A FARMER on the fringe of North Yorkshire's foot-and-mouth outbreak has been left confused and bewildered by conflicting advice from two Government departments.

Peter Hutchinson has been told by Defra to disinfect the road which divides his grazing fields and milking sheds twice a day.

But the Environment Agency has told him they are concerned about the wash and brush up because it could cause river pollution.

"As if things aren't bad enough without getting conflicting advice like this," said Mr Hutchinson, of Westwick Hall, Roecliffe, near Boroughbridge, North Yorkshire.

His farm is on the fringe of the so-called Thirsk bio-security fortress, under strict foot-and-mouth controls from Defra as the disease maintains its grip on North Yorkshire.

But Mr Hutchinson has secured a licence to move his 60-strong milking herd across the road.

The disinfecting task takes 90 minutes, twice a day.

"We are disinfecting the road as we have been told, but Defra has been critical and seems to want it as clean as a hospital theatre.

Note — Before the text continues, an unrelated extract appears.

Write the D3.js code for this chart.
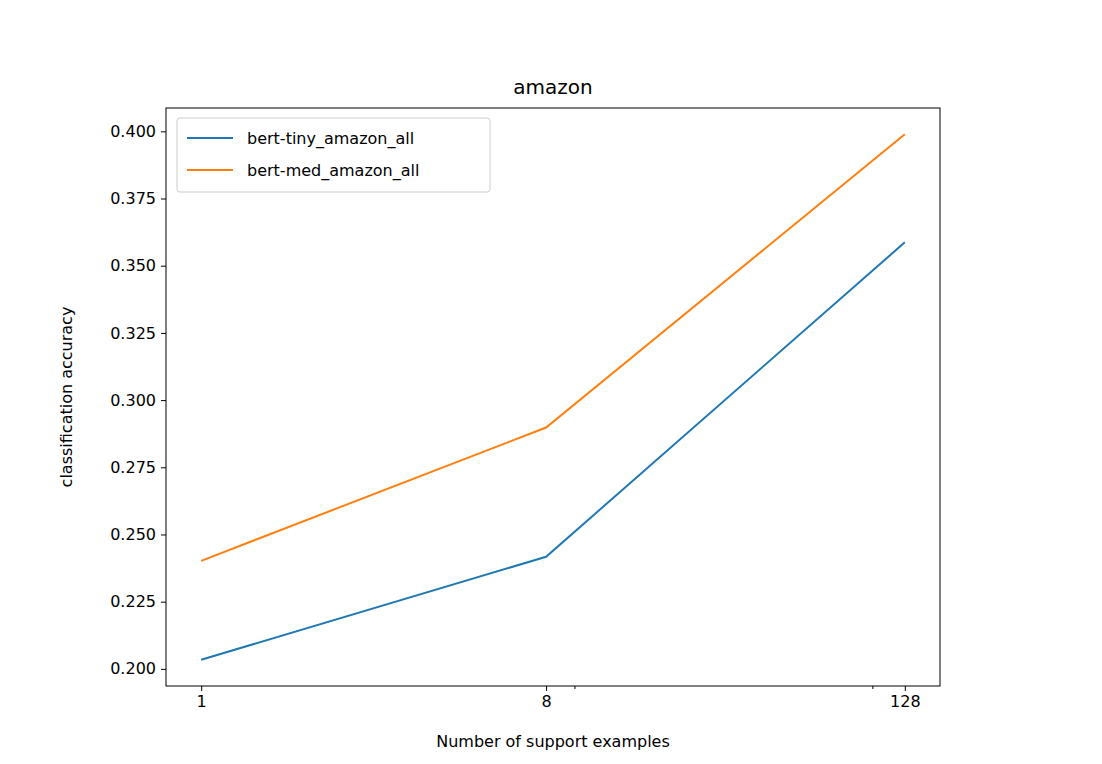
<!DOCTYPE html><html><head><meta charset="utf-8"><script src="https://cdn.jsdelivr.net/npm/d3@7"></script>
<style>body{margin:0;background:#fff}text{font-family:"DejaVu Sans",sans-serif}</style></head><body><svg id="c" width="1102" height="764"></svg>
<script>
const xValues=[1,8,128];
const xTickLabels=["1","8","128"];
const minorTicks=[10,100];
const seriesNames=["bert-tiny_amazon_all","bert-med_amazon_all"];
const tiny=[0.2034,0.2417,0.3587];
const med=[0.2402,0.2898,0.3989];
const yTicks=[0.200,0.225,0.250,0.275,0.300,0.325,0.350,0.375,0.400];
const colors=["#1f77b4","#ff7f0e"];
const L=166,R=940,T=108,B=686;
const tr=x=>x<=2?x*(1/0.9)/2:(1/0.9)+Math.log10(x/2);
const tx=xValues.map(tr),span=tx[2]-tx[0];
const xs=d3.scaleLinear().domain([tx[0]-span*0.05,tx[2]+span*0.05]).range([L,R]);
const all=tiny.concat(med),ymn=d3.min(all),ymx=d3.max(all),ys0=ymx-ymn;
const y=d3.scaleLinear().domain([ymn-ys0*0.05,ymx+ys0*0.05]).range([B,T]);
const x=v=>xs(tr(v));
const svg=d3.select("#c");
svg.append("g").attr("transform",`translate(0,${B})`).call(d3.axisBottom(d3.scaleLinear().domain(xs.domain()).range([L,R])).tickValues(xValues.map(tr)).tickFormat((d,i)=>xTickLabels[i]).tickSizeOuter(0).tickSize(5).tickPadding(5)).call(g=>g.select(".domain").remove()).selectAll("text").attr("font-size",16).attr("fill","#000");
svg.append("g").selectAll("line").data(minorTicks).join("line").attr("x1",x).attr("x2",x).attr("y1",B).attr("y2",B+3).attr("stroke","#000");
svg.append("g").attr("transform",`translate(${L},0)`).call(d3.axisLeft(y).tickValues(yTicks).tickFormat(d3.format(".3f")).tickSize(5).tickPadding(5)).call(g=>g.select(".domain").remove()).selectAll("text").attr("font-size",16).attr("fill","#000");
svg.append("rect").attr("x",L).attr("y",T).attr("width",R-L).attr("height",B-T).attr("fill","none").attr("stroke","#000");
const line=d3.line().x((d,i)=>x(xValues[i])).y(d=>y(d));
[tiny,med].forEach((s,i)=>svg.append("path").attr("d",line(s)).attr("fill","none").attr("stroke",colors[i]).attr("stroke-width",2));
svg.append("text").attr("x",(L+R)/2).attr("y",94).attr("text-anchor","middle").attr("font-size",20).text("amazon");
svg.append("text").attr("x",(L+R)/2).attr("y",747).attr("text-anchor","middle").attr("font-size",16).text("Number of support examples");
svg.append("text").attr("transform","translate(72,397) rotate(-90)").attr("text-anchor","middle").attr("font-size",16).text("classification accuracy");
const lg=svg.append("g");
lg.append("rect").attr("x",177).attr("y",118).attr("width",313).attr("height",74).attr("rx",3).attr("fill","#fff").attr("stroke","#ccc");
seriesNames.forEach((n,i)=>{const yy=138+i*32;lg.append("line").attr("x1",187).attr("x2",233).attr("y1",yy).attr("y2",yy).attr("stroke",colors[i]).attr("stroke-width",2);lg.append("text").attr("x",247).attr("y",yy+6).attr("font-size",16).text(n);});
</script></body></html>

Then I got a telephone call from the Environment Agency saying they were unhappy because the disinfectant runs into a ditch and a stream before it goes to the River Ure.

"I feel very depressed by the whole thing," said Mr Hutchinson. "It appears I'm in a Catch 22 situation."

A spokesman for the agency played down the pollution threat to the Ure.

"Our main concern is that we were not consulted in the first place," he added.

A Defra spokesman said they understood concerns expressed by the Environment Agency and were liaising over the issue.

The latest confusion comes a month after Weardale farmer Dennis Craig hit the headlines when The Northern Echo revealed he had to pay the bill for traffic lights. The lights enabled him to disinfect busy a road crossed by his herd on their way to fresh pastures each day.